Records from a data source:

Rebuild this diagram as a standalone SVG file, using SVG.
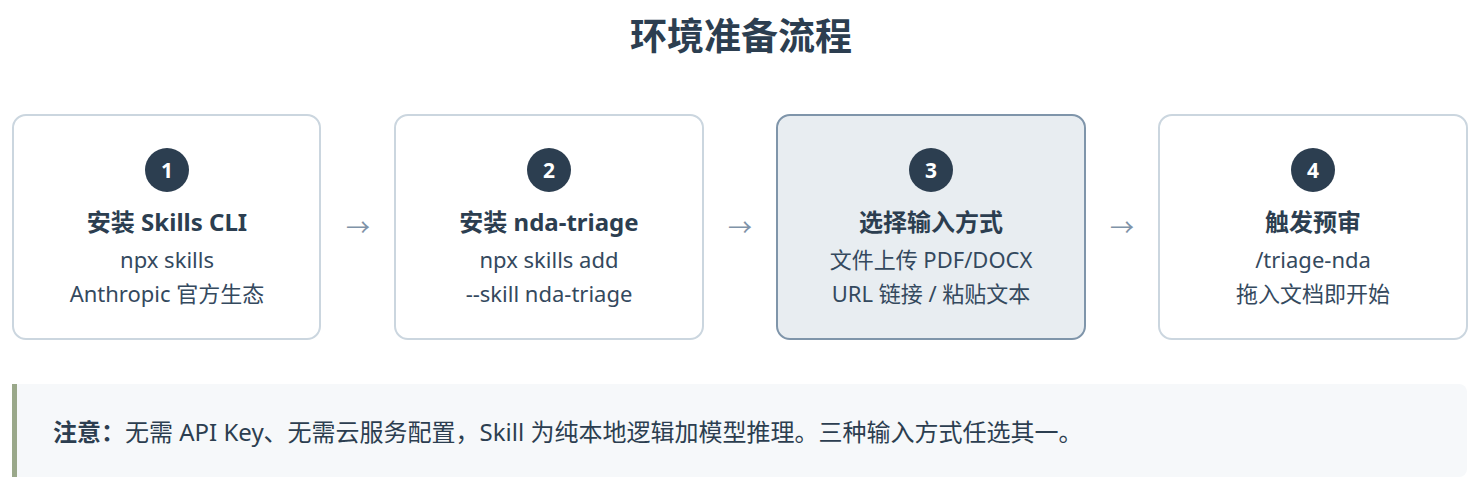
<svg xmlns="http://www.w3.org/2000/svg" width="1482" height="488" viewBox="0 0 1482 488">
<style>
text{font-family:"Noto Sans","Noto Sans CJK SC",sans-serif;fill:#2c3e50}
.box{fill:#fff;stroke:#cbd6df;stroke-width:2}
.hl{fill:#e8edf1;stroke:#7f95aa;stroke-width:2}
.num{fill:#2c3e50}
.nt{fill:#fff;font-size:21px;font-weight:bold;text-anchor:middle}
.t{font-size:24px;font-weight:bold;text-anchor:middle}
.s{font-size:22px;text-anchor:middle;fill:#34495e}
.arr{font-size:24px;fill:#7f93a8;text-anchor:middle}
</style>
<rect width="1482" height="488" fill="#fff"/>
<text x="741" y="50" font-size="37" font-weight="bold" text-anchor="middle">环境准备流程</text>
<g id="n1"><rect class="box" x="13" y="115" width="307" height="224" rx="13"/><circle class="num" cx="167" cy="170" r="22"/><text class="nt" x="167" y="178">1</text><text class="t" x="167" y="231">安装 Skills CLI</text><text class="s" x="167" y="268">npx skills</text><text class="s" x="167" y="302">Anthropic 官方生态</text></g>
<g id="n2"><rect class="box" x="395" y="115" width="308" height="224" rx="13"/><circle class="num" cx="549" cy="170" r="22"/><text class="nt" x="549" y="178">2</text><text class="t" x="549" y="231">安装 nda-triage</text><text class="s" x="549" y="268">npx skills add</text><text class="s" x="549" y="302">--skill nda-triage</text></g>
<g id="n3"><rect class="hl" x="777" y="115" width="308" height="224" rx="13"/><circle class="num" cx="931" cy="170" r="22"/><text class="nt" x="931" y="178">3</text><text class="t" x="931" y="231">选择输入方式</text><text class="s" x="931" y="268">文件上传 PDF/DOCX</text><text class="s" x="931" y="302">URL 链接 / 粘贴文本</text></g>
<g id="n4"><rect class="box" x="1159" y="115" width="308" height="224" rx="13"/><circle class="num" cx="1313" cy="170" r="22"/><text class="nt" x="1313" y="178">4</text><text class="t" x="1313" y="231">触发预审</text><text class="s" x="1313" y="268">/triage-nda</text><text class="s" x="1313" y="302">拖入文档即开始</text></g>
<g id="connectors"><text class="arr" x="358" y="236">→</text><text class="arr" x="740" y="236">→</text><text class="arr" x="1122" y="236">→</text></g>
<g id="note"><rect x="12" y="384" width="1455" height="93" rx="8" fill="#f6f8fa"/><rect x="12" y="384" width="5" height="93" fill="#9aa88a"/><text x="53" y="441" font-size="24"><tspan font-weight="bold">注意：</tspan>无需 API Key、无需云服务配置，Skill 为纯本地逻辑加模型推理。三种输入方式任选其一。</text></g>
</svg>
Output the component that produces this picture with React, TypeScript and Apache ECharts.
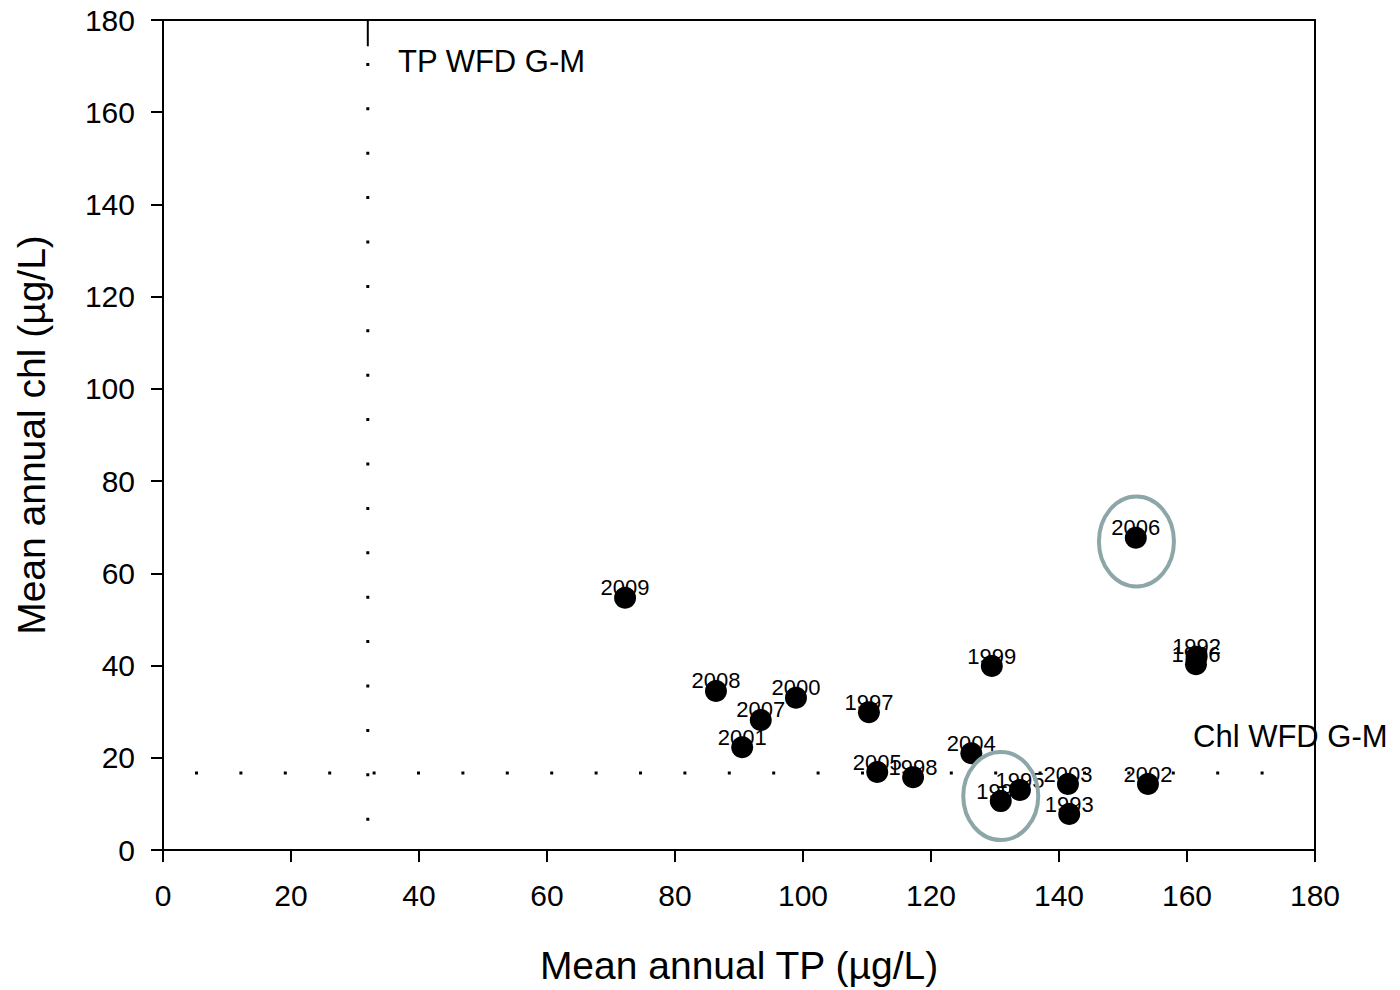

What is expected: Could you reproduce every record above exactly, leaving out the pictures?

Full solution:
Rebuild this diagram as a standalone SVG file, using SVG.
<svg xmlns="http://www.w3.org/2000/svg" width="1482" height="488" viewBox="0 0 1482 488">
<style>
text{font-family:"Noto Sans","Noto Sans CJK SC",sans-serif;fill:#2c3e50}
.box{fill:#fff;stroke:#cbd6df;stroke-width:2}
.hl{fill:#e8edf1;stroke:#7f95aa;stroke-width:2}
.num{fill:#2c3e50}
.nt{fill:#fff;font-size:21px;font-weight:bold;text-anchor:middle}
.t{font-size:24px;font-weight:bold;text-anchor:middle}
.s{font-size:22px;text-anchor:middle;fill:#34495e}
.arr{font-size:24px;fill:#7f93a8;text-anchor:middle}
</style>
<rect width="1482" height="488" fill="#fff"/>
<text x="741" y="50" font-size="37" font-weight="bold" text-anchor="middle">环境准备流程</text>
<g id="n1"><rect class="box" x="13" y="115" width="307" height="224" rx="13"/><circle class="num" cx="167" cy="170" r="22"/><text class="nt" x="167" y="178">1</text><text class="t" x="167" y="231">安装 Skills CLI</text><text class="s" x="167" y="268">npx skills</text><text class="s" x="167" y="302">Anthropic 官方生态</text></g>
<g id="n2"><rect class="box" x="395" y="115" width="308" height="224" rx="13"/><circle class="num" cx="549" cy="170" r="22"/><text class="nt" x="549" y="178">2</text><text class="t" x="549" y="231">安装 nda-triage</text><text class="s" x="549" y="268">npx skills add</text><text class="s" x="549" y="302">--skill nda-triage</text></g>
<g id="n3"><rect class="hl" x="777" y="115" width="308" height="224" rx="13"/><circle class="num" cx="931" cy="170" r="22"/><text class="nt" x="931" y="178">3</text><text class="t" x="931" y="231">选择输入方式</text><text class="s" x="931" y="268">文件上传 PDF/DOCX</text><text class="s" x="931" y="302">URL 链接 / 粘贴文本</text></g>
<g id="n4"><rect class="box" x="1159" y="115" width="308" height="224" rx="13"/><circle class="num" cx="1313" cy="170" r="22"/><text class="nt" x="1313" y="178">4</text><text class="t" x="1313" y="231">触发预审</text><text class="s" x="1313" y="268">/triage-nda</text><text class="s" x="1313" y="302">拖入文档即开始</text></g>
<g id="connectors"><text class="arr" x="358" y="236">→</text><text class="arr" x="740" y="236">→</text><text class="arr" x="1122" y="236">→</text></g>
<g id="note"><rect x="12" y="384" width="1455" height="93" rx="8" fill="#f6f8fa"/><rect x="12" y="384" width="5" height="93" fill="#9aa88a"/><text x="53" y="441" font-size="24"><tspan font-weight="bold">注意：</tspan>无需 API Key、无需云服务配置，Skill 为纯本地逻辑加模型推理。三种输入方式任选其一。</text></g>
</svg>
Output the component that produces this picture with React, TypeScript and Apache ECharts.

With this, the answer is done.